TASK PROMPT: Give an exact copy of every line, leaving images out.
── PROVIDED MATERIAL ──
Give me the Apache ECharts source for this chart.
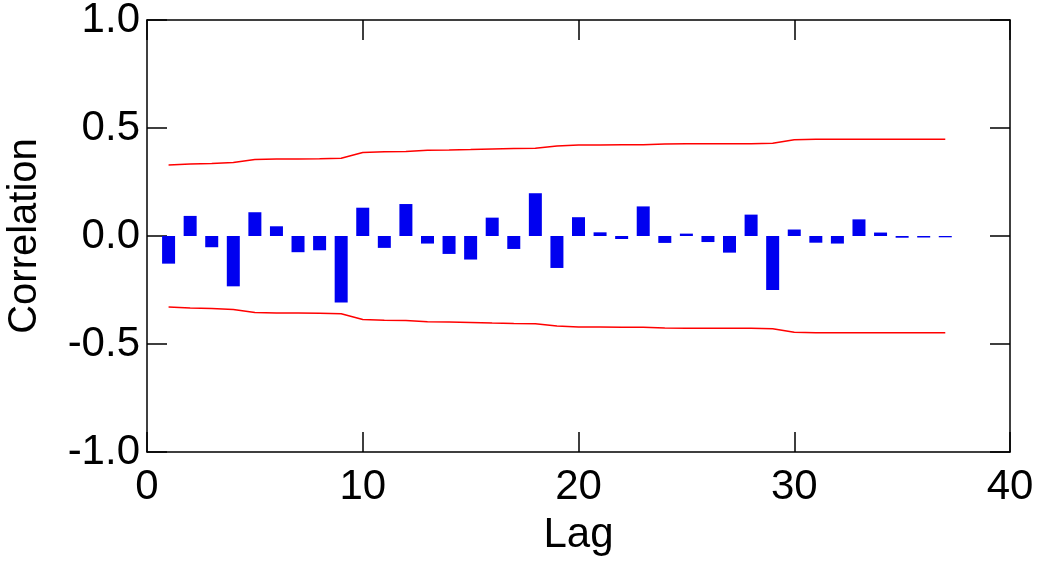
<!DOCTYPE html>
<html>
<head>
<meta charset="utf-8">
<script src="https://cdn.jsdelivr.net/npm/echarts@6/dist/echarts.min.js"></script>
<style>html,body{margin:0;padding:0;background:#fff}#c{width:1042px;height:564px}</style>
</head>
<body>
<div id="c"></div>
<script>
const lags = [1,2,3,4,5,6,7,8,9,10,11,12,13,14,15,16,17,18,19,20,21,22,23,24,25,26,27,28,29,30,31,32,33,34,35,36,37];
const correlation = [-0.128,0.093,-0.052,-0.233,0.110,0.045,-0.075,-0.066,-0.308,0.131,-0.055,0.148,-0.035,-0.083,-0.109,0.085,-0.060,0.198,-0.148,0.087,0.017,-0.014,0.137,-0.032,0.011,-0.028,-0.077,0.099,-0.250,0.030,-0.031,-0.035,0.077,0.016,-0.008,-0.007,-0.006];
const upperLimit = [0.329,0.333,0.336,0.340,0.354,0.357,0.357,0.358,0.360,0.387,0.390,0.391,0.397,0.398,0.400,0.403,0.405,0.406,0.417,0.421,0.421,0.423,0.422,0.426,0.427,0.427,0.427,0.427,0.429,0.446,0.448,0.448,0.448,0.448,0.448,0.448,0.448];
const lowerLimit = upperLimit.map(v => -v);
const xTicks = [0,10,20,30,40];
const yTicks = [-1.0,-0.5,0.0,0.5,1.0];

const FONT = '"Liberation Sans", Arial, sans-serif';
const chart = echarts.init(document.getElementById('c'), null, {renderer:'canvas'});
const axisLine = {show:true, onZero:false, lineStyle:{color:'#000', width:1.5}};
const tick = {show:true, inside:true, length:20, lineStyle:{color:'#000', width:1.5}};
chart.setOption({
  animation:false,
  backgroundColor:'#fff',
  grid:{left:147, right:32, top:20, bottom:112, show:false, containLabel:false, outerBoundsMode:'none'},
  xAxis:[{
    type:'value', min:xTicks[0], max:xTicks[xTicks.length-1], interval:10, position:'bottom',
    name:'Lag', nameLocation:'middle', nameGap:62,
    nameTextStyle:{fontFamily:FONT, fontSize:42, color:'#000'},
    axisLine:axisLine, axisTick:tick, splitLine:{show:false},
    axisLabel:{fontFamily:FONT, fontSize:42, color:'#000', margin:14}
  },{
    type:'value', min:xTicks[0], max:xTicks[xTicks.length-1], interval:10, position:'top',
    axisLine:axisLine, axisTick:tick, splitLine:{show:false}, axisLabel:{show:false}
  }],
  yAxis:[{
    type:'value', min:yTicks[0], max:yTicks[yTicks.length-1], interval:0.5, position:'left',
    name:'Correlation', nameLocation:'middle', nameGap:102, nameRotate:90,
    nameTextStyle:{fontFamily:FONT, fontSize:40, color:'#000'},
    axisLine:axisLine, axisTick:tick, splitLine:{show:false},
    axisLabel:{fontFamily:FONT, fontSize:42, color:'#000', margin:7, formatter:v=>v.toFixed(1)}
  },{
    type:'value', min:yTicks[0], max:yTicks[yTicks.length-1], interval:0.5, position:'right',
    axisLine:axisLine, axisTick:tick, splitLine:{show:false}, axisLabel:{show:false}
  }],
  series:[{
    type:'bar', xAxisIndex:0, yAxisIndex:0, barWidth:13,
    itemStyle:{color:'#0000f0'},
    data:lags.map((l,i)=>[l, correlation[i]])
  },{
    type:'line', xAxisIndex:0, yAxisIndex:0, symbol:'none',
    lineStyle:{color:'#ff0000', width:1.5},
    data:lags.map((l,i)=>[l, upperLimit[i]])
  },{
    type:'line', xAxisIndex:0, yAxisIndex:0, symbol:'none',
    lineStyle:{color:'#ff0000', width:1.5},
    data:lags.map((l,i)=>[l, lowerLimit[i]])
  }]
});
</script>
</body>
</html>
───
ANSWER TO THE PROBLEM:
Give me the Apache ECharts source for this chart.
<!DOCTYPE html>
<html>
<head>
<meta charset="utf-8">
<script src="https://cdn.jsdelivr.net/npm/echarts@6/dist/echarts.min.js"></script>
<style>html,body{margin:0;padding:0;background:#fff}#c{width:1042px;height:564px}</style>
</head>
<body>
<div id="c"></div>
<script>
const lags = [1,2,3,4,5,6,7,8,9,10,11,12,13,14,15,16,17,18,19,20,21,22,23,24,25,26,27,28,29,30,31,32,33,34,35,36,37];
const correlation = [-0.128,0.093,-0.052,-0.233,0.110,0.045,-0.075,-0.066,-0.308,0.131,-0.055,0.148,-0.035,-0.083,-0.109,0.085,-0.060,0.198,-0.148,0.087,0.017,-0.014,0.137,-0.032,0.011,-0.028,-0.077,0.099,-0.250,0.030,-0.031,-0.035,0.077,0.016,-0.008,-0.007,-0.006];
const upperLimit = [0.329,0.333,0.336,0.340,0.354,0.357,0.357,0.358,0.360,0.387,0.390,0.391,0.397,0.398,0.400,0.403,0.405,0.406,0.417,0.421,0.421,0.423,0.422,0.426,0.427,0.427,0.427,0.427,0.429,0.446,0.448,0.448,0.448,0.448,0.448,0.448,0.448];
const lowerLimit = upperLimit.map(v => -v);
const xTicks = [0,10,20,30,40];
const yTicks = [-1.0,-0.5,0.0,0.5,1.0];

const FONT = '"Liberation Sans", Arial, sans-serif';
const chart = echarts.init(document.getElementById('c'), null, {renderer:'canvas'});
const axisLine = {show:true, onZero:false, lineStyle:{color:'#000', width:1.5}};
const tick = {show:true, inside:true, length:20, lineStyle:{color:'#000', width:1.5}};
chart.setOption({
  animation:false,
  backgroundColor:'#fff',
  grid:{left:147, right:32, top:20, bottom:112, show:false, containLabel:false, outerBoundsMode:'none'},
  xAxis:[{
    type:'value', min:xTicks[0], max:xTicks[xTicks.length-1], interval:10, position:'bottom',
    name:'Lag', nameLocation:'middle', nameGap:62,
    nameTextStyle:{fontFamily:FONT, fontSize:42, color:'#000'},
    axisLine:axisLine, axisTick:tick, splitLine:{show:false},
    axisLabel:{fontFamily:FONT, fontSize:42, color:'#000', margin:14}
  },{
    type:'value', min:xTicks[0], max:xTicks[xTicks.length-1], interval:10, position:'top',
    axisLine:axisLine, axisTick:tick, splitLine:{show:false}, axisLabel:{show:false}
  }],
  yAxis:[{
    type:'value', min:yTicks[0], max:yTicks[yTicks.length-1], interval:0.5, position:'left',
    name:'Correlation', nameLocation:'middle', nameGap:102, nameRotate:90,
    nameTextStyle:{fontFamily:FONT, fontSize:40, color:'#000'},
    axisLine:axisLine, axisTick:tick, splitLine:{show:false},
    axisLabel:{fontFamily:FONT, fontSize:42, color:'#000', margin:7, formatter:v=>v.toFixed(1)}
  },{
    type:'value', min:yTicks[0], max:yTicks[yTicks.length-1], interval:0.5, position:'right',
    axisLine:axisLine, axisTick:tick, splitLine:{show:false}, axisLabel:{show:false}
  }],
  series:[{
    type:'bar', xAxisIndex:0, yAxisIndex:0, barWidth:13,
    itemStyle:{color:'#0000f0'},
    data:lags.map((l,i)=>[l, correlation[i]])
  },{
    type:'line', xAxisIndex:0, yAxisIndex:0, symbol:'none',
    lineStyle:{color:'#ff0000', width:1.5},
    data:lags.map((l,i)=>[l, upperLimit[i]])
  },{
    type:'line', xAxisIndex:0, yAxisIndex:0, symbol:'none',
    lineStyle:{color:'#ff0000', width:1.5},
    data:lags.map((l,i)=>[l, lowerLimit[i]])
  }]
});
</script>
</body>
</html>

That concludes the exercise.